### PROBLEM REQUIREMENTS
In the material below, the lines containing the word "with" are required; copy each of them.

### INPUT MATERIAL

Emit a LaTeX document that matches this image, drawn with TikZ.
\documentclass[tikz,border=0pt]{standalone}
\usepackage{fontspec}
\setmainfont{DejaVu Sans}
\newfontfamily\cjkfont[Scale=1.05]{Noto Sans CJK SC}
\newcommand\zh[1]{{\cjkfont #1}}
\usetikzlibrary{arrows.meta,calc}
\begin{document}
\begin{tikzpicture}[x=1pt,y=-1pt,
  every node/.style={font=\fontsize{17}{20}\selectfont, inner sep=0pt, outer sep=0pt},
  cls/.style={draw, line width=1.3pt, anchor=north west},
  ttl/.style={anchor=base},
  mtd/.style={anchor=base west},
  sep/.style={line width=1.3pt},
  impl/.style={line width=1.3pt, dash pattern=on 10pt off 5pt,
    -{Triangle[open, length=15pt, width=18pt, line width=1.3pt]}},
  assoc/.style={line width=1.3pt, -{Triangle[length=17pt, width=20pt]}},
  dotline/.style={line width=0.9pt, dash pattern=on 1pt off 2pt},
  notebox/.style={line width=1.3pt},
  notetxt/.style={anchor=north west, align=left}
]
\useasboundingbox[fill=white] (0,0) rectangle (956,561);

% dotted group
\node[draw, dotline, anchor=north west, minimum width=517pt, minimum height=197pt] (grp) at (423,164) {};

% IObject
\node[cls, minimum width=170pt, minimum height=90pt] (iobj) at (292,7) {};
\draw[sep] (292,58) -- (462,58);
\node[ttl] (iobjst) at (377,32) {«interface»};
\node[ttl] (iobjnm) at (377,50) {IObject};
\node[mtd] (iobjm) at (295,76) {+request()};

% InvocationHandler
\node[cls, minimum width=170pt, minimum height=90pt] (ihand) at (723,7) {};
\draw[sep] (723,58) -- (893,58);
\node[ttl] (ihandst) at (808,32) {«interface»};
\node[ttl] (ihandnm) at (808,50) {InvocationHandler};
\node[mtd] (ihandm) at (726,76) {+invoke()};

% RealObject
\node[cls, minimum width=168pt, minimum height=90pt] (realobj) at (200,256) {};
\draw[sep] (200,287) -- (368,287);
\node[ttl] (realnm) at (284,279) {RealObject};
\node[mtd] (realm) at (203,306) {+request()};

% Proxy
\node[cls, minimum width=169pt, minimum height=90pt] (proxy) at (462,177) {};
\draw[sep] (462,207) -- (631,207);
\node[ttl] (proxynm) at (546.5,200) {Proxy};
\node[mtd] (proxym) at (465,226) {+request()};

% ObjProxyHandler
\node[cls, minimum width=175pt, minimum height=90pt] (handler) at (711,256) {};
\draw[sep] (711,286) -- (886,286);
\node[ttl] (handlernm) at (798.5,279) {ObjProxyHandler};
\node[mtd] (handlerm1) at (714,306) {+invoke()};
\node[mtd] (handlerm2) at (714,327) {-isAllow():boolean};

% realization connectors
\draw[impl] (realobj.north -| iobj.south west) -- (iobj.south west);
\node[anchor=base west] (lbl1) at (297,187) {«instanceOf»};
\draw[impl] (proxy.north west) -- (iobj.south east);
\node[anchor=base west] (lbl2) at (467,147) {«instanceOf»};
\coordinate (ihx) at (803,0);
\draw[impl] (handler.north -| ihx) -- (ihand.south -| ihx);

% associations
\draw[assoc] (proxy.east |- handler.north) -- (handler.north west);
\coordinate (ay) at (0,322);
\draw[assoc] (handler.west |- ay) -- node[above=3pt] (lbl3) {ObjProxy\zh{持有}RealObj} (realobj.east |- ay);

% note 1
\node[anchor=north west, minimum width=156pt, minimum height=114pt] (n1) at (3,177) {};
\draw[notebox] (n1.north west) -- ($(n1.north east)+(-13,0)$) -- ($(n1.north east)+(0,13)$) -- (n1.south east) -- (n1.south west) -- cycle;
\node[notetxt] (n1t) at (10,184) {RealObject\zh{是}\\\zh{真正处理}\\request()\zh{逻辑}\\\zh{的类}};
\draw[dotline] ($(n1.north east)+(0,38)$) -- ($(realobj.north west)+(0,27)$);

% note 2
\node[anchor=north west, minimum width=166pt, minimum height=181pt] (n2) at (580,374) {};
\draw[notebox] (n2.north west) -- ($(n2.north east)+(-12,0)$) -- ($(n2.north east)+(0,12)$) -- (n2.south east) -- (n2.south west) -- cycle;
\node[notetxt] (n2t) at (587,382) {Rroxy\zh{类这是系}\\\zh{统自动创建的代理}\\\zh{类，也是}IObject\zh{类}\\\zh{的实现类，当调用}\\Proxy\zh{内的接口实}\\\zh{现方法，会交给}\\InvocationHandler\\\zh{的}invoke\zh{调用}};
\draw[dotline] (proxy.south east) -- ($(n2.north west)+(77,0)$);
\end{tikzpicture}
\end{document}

==

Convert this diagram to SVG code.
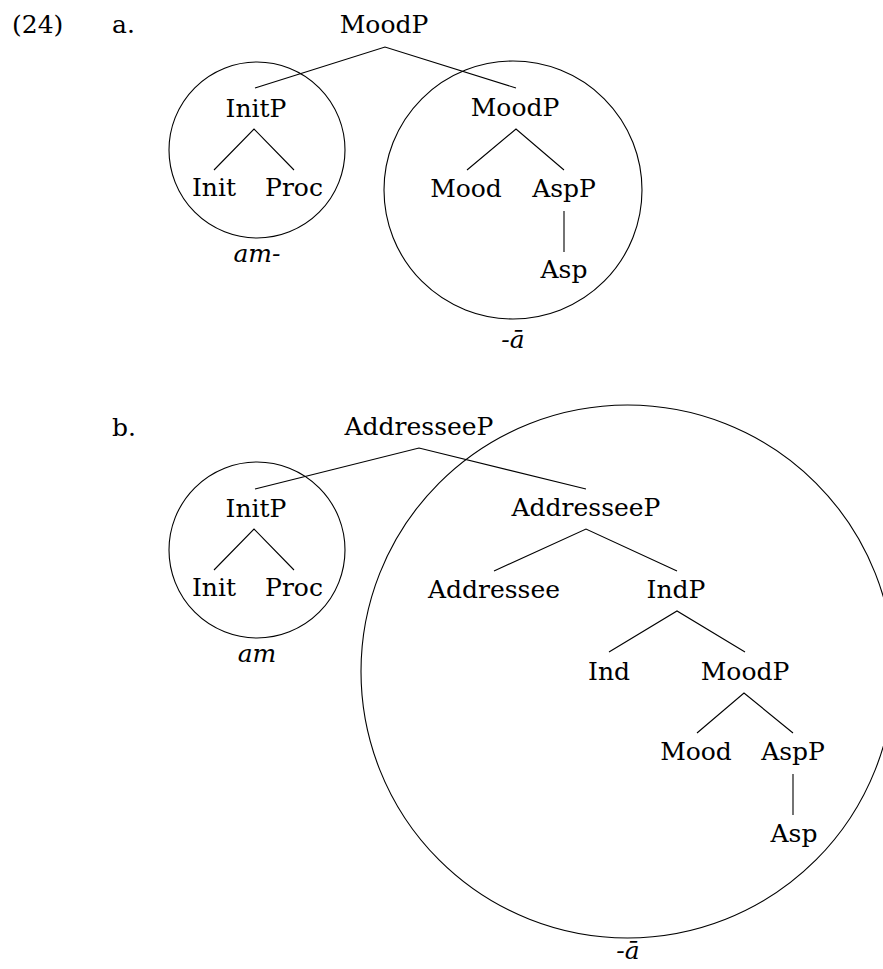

---

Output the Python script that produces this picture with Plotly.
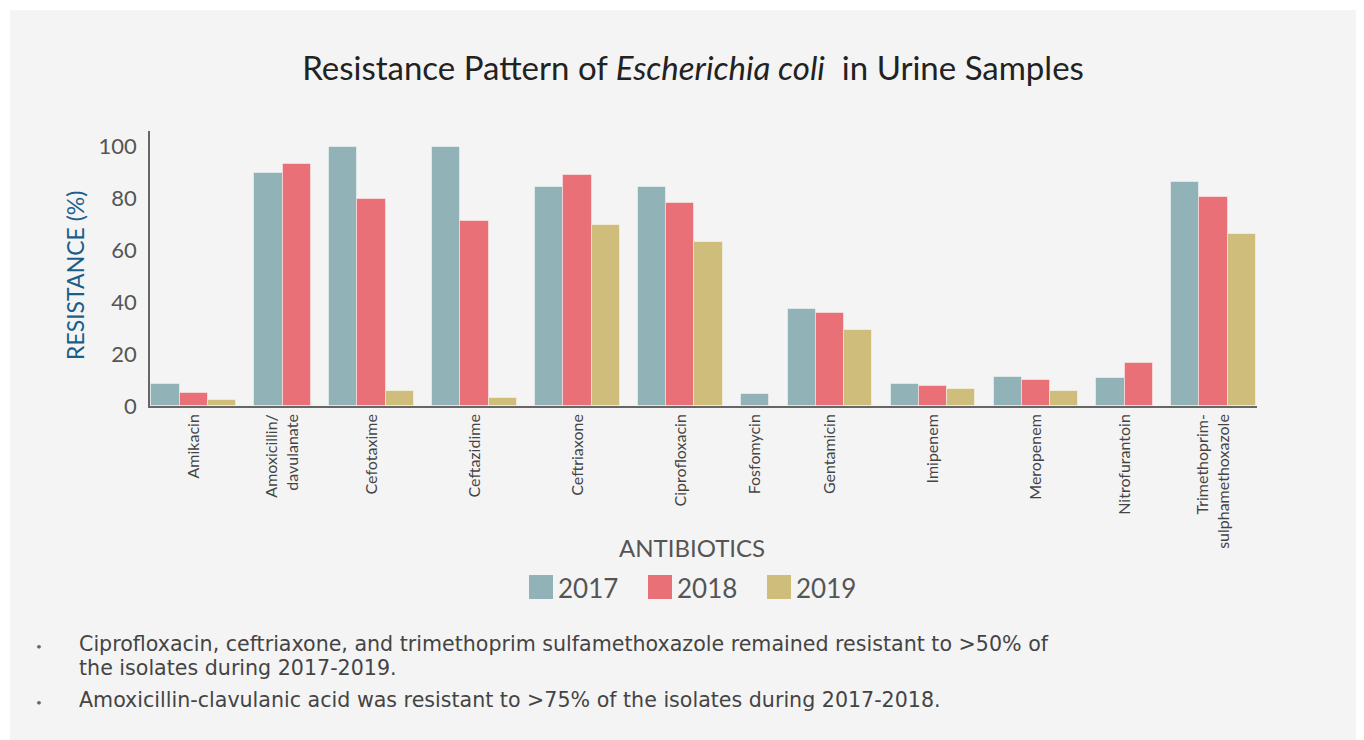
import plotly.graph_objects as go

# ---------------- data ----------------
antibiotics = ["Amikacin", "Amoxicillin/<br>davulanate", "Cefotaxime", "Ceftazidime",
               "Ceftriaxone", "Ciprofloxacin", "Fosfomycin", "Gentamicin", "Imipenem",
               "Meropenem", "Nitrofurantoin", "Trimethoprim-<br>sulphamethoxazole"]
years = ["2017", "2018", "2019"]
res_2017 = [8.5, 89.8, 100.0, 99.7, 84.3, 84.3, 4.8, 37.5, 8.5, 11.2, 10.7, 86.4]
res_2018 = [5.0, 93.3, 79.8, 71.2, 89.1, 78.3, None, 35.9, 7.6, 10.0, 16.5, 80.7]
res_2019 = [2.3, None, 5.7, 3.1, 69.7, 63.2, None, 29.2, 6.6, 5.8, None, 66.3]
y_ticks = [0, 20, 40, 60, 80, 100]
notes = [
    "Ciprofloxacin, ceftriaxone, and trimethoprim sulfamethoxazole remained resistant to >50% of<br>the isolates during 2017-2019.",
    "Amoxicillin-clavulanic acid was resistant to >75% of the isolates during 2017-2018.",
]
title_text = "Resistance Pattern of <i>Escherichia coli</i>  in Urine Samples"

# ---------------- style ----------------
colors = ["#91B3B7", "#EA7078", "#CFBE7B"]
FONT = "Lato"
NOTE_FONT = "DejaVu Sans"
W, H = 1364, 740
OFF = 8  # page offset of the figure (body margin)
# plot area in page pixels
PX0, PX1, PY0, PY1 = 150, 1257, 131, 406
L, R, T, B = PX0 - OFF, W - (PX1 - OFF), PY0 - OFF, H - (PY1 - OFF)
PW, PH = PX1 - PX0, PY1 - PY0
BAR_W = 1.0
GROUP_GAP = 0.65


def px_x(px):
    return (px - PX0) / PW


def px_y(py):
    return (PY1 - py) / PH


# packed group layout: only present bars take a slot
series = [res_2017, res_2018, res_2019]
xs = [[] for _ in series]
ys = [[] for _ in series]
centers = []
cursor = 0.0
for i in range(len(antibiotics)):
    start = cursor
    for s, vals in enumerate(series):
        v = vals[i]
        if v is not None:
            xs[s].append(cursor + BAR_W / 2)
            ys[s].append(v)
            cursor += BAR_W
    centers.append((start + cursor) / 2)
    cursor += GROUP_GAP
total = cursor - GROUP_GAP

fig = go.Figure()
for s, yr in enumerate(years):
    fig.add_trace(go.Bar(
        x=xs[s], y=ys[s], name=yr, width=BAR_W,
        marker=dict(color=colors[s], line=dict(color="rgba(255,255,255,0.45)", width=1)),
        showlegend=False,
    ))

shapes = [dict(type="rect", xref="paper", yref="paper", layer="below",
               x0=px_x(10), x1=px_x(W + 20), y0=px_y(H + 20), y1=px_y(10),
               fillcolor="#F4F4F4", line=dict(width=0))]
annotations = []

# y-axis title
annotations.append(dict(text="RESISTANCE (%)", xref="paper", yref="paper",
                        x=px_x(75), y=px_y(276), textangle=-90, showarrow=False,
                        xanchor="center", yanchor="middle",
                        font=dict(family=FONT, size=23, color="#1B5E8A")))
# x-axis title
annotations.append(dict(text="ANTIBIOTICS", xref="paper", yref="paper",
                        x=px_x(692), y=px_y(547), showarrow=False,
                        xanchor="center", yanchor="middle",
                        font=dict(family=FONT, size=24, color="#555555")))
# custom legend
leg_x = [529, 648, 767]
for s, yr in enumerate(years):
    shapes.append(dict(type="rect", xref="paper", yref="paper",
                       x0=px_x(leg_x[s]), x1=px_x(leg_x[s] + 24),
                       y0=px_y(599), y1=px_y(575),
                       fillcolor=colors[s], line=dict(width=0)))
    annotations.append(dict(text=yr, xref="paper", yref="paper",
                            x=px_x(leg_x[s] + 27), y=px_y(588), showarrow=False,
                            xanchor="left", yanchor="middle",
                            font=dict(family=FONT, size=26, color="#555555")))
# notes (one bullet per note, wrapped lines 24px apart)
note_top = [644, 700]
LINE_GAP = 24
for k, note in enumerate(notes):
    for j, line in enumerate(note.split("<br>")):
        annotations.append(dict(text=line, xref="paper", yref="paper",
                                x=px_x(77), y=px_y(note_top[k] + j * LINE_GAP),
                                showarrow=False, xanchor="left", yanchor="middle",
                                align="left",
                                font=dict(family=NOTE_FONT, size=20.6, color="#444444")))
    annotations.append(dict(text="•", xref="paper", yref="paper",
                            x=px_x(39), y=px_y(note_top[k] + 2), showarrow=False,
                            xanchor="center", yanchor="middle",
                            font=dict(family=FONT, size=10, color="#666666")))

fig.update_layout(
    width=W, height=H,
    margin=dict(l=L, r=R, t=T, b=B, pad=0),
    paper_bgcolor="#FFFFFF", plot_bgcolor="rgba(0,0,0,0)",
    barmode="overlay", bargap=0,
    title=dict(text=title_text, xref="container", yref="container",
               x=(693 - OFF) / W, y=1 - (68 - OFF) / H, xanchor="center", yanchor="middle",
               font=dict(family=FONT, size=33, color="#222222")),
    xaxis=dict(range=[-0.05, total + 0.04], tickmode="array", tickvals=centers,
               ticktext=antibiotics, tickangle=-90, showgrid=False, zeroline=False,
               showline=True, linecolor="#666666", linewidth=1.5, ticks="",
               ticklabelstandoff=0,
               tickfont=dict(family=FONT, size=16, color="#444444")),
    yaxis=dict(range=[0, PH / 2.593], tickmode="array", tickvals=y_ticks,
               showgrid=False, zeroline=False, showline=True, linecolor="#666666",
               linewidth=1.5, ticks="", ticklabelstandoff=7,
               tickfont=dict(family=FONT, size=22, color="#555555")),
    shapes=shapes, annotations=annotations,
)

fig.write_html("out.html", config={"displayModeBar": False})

### TASK RESPONSE
Emit a LaTeX document that matches this image, drawn with TikZ.
Output the Python script that produces this picture with Plotly.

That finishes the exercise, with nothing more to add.